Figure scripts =
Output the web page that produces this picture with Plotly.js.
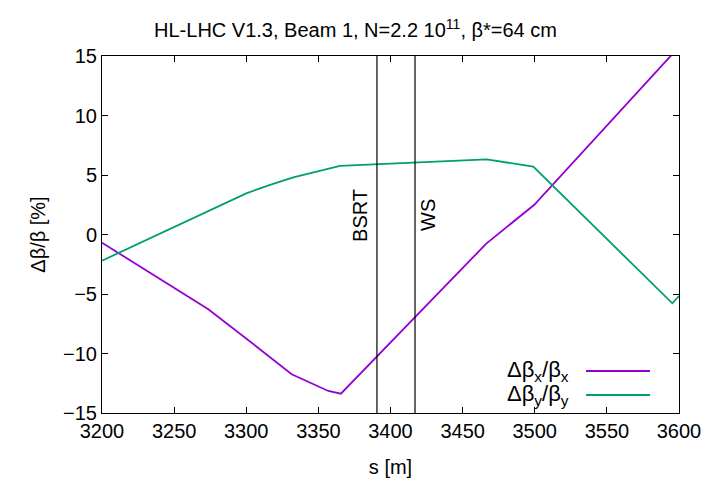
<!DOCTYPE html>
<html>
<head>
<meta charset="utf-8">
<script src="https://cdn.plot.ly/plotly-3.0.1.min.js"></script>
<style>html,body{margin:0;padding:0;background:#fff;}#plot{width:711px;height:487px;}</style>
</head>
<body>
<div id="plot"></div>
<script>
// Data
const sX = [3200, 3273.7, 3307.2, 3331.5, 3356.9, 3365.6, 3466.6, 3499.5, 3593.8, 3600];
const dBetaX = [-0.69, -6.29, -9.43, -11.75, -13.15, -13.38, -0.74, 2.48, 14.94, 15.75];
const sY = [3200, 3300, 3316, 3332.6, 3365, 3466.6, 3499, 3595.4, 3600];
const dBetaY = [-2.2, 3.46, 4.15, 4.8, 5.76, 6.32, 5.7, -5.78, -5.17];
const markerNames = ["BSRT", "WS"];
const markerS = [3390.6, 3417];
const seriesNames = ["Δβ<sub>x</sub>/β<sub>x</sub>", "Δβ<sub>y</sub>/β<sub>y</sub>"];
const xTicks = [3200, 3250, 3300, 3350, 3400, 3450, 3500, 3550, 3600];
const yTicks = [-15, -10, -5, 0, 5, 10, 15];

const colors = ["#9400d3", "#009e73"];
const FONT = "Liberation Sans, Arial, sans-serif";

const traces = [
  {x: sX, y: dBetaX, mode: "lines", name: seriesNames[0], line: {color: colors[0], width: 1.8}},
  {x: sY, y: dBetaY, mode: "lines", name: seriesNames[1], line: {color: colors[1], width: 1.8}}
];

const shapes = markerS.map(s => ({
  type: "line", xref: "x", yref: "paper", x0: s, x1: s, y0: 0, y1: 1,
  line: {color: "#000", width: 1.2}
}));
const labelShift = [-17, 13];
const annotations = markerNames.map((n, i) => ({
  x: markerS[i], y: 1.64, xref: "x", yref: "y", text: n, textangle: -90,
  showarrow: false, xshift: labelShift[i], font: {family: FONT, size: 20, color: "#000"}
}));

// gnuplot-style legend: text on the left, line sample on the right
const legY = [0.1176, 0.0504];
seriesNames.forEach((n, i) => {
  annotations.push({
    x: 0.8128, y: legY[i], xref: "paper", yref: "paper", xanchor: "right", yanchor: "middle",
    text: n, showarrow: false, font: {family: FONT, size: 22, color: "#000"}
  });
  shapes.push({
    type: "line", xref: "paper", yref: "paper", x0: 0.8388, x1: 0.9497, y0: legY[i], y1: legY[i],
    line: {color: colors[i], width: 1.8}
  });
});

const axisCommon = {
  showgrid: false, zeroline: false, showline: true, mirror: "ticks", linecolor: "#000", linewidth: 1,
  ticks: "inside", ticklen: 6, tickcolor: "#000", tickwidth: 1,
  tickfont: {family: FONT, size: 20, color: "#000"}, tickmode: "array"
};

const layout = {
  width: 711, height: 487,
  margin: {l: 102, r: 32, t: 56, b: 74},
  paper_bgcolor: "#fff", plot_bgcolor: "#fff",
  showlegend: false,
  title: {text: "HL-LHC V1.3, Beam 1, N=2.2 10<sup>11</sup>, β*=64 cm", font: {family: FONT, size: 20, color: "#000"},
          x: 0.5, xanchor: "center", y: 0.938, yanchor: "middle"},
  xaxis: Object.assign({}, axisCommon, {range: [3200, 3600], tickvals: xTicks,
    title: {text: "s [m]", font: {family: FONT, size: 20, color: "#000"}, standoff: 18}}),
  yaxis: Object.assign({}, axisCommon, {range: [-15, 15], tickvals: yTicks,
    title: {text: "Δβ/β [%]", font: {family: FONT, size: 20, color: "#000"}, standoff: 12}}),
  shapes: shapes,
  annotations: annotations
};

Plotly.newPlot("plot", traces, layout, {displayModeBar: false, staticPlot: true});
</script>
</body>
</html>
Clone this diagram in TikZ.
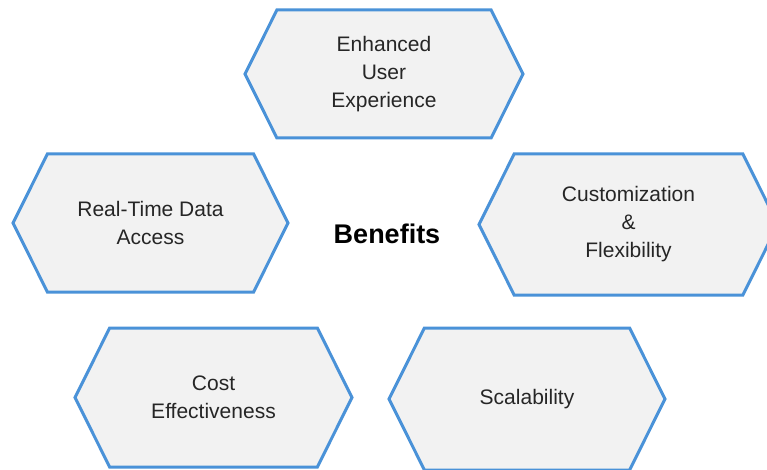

Exercise requirements =
Print the complete listing exactly, apart from any pictures.

Written answer =
Output the web page that produces this picture with Plotly.js.
<!DOCTYPE html>
<html>
<head>
<meta charset="utf-8">
<script src="https://cdn.plot.ly/plotly-3.0.1.min.js"></script>
<style>html,body{margin:0;padding:0;background:#fff;}#plot{width:711px;height:487px;}</style>
</head>
<body>
<div id="plot"></div>
<script>
// Data
const sX = [3200, 3273.7, 3307.2, 3331.5, 3356.9, 3365.6, 3466.6, 3499.5, 3593.8, 3600];
const dBetaX = [-0.69, -6.29, -9.43, -11.75, -13.15, -13.38, -0.74, 2.48, 14.94, 15.75];
const sY = [3200, 3300, 3316, 3332.6, 3365, 3466.6, 3499, 3595.4, 3600];
const dBetaY = [-2.2, 3.46, 4.15, 4.8, 5.76, 6.32, 5.7, -5.78, -5.17];
const markerNames = ["BSRT", "WS"];
const markerS = [3390.6, 3417];
const seriesNames = ["Δβ<sub>x</sub>/β<sub>x</sub>", "Δβ<sub>y</sub>/β<sub>y</sub>"];
const xTicks = [3200, 3250, 3300, 3350, 3400, 3450, 3500, 3550, 3600];
const yTicks = [-15, -10, -5, 0, 5, 10, 15];

const colors = ["#9400d3", "#009e73"];
const FONT = "Liberation Sans, Arial, sans-serif";

const traces = [
  {x: sX, y: dBetaX, mode: "lines", name: seriesNames[0], line: {color: colors[0], width: 1.8}},
  {x: sY, y: dBetaY, mode: "lines", name: seriesNames[1], line: {color: colors[1], width: 1.8}}
];

const shapes = markerS.map(s => ({
  type: "line", xref: "x", yref: "paper", x0: s, x1: s, y0: 0, y1: 1,
  line: {color: "#000", width: 1.2}
}));
const labelShift = [-17, 13];
const annotations = markerNames.map((n, i) => ({
  x: markerS[i], y: 1.64, xref: "x", yref: "y", text: n, textangle: -90,
  showarrow: false, xshift: labelShift[i], font: {family: FONT, size: 20, color: "#000"}
}));

// gnuplot-style legend: text on the left, line sample on the right
const legY = [0.1176, 0.0504];
seriesNames.forEach((n, i) => {
  annotations.push({
    x: 0.8128, y: legY[i], xref: "paper", yref: "paper", xanchor: "right", yanchor: "middle",
    text: n, showarrow: false, font: {family: FONT, size: 22, color: "#000"}
  });
  shapes.push({
    type: "line", xref: "paper", yref: "paper", x0: 0.8388, x1: 0.9497, y0: legY[i], y1: legY[i],
    line: {color: colors[i], width: 1.8}
  });
});

const axisCommon = {
  showgrid: false, zeroline: false, showline: true, mirror: "ticks", linecolor: "#000", linewidth: 1,
  ticks: "inside", ticklen: 6, tickcolor: "#000", tickwidth: 1,
  tickfont: {family: FONT, size: 20, color: "#000"}, tickmode: "array"
};

const layout = {
  width: 711, height: 487,
  margin: {l: 102, r: 32, t: 56, b: 74},
  paper_bgcolor: "#fff", plot_bgcolor: "#fff",
  showlegend: false,
  title: {text: "HL-LHC V1.3, Beam 1, N=2.2 10<sup>11</sup>, β*=64 cm", font: {family: FONT, size: 20, color: "#000"},
          x: 0.5, xanchor: "center", y: 0.938, yanchor: "middle"},
  xaxis: Object.assign({}, axisCommon, {range: [3200, 3600], tickvals: xTicks,
    title: {text: "s [m]", font: {family: FONT, size: 20, color: "#000"}, standoff: 18}}),
  yaxis: Object.assign({}, axisCommon, {range: [-15, 15], tickvals: yTicks,
    title: {text: "Δβ/β [%]", font: {family: FONT, size: 20, color: "#000"}, standoff: 12}}),
  shapes: shapes,
  annotations: annotations
};

Plotly.newPlot("plot", traces, layout, {displayModeBar: false, staticPlot: true});
</script>
</body>
</html>
Clone this diagram in TikZ.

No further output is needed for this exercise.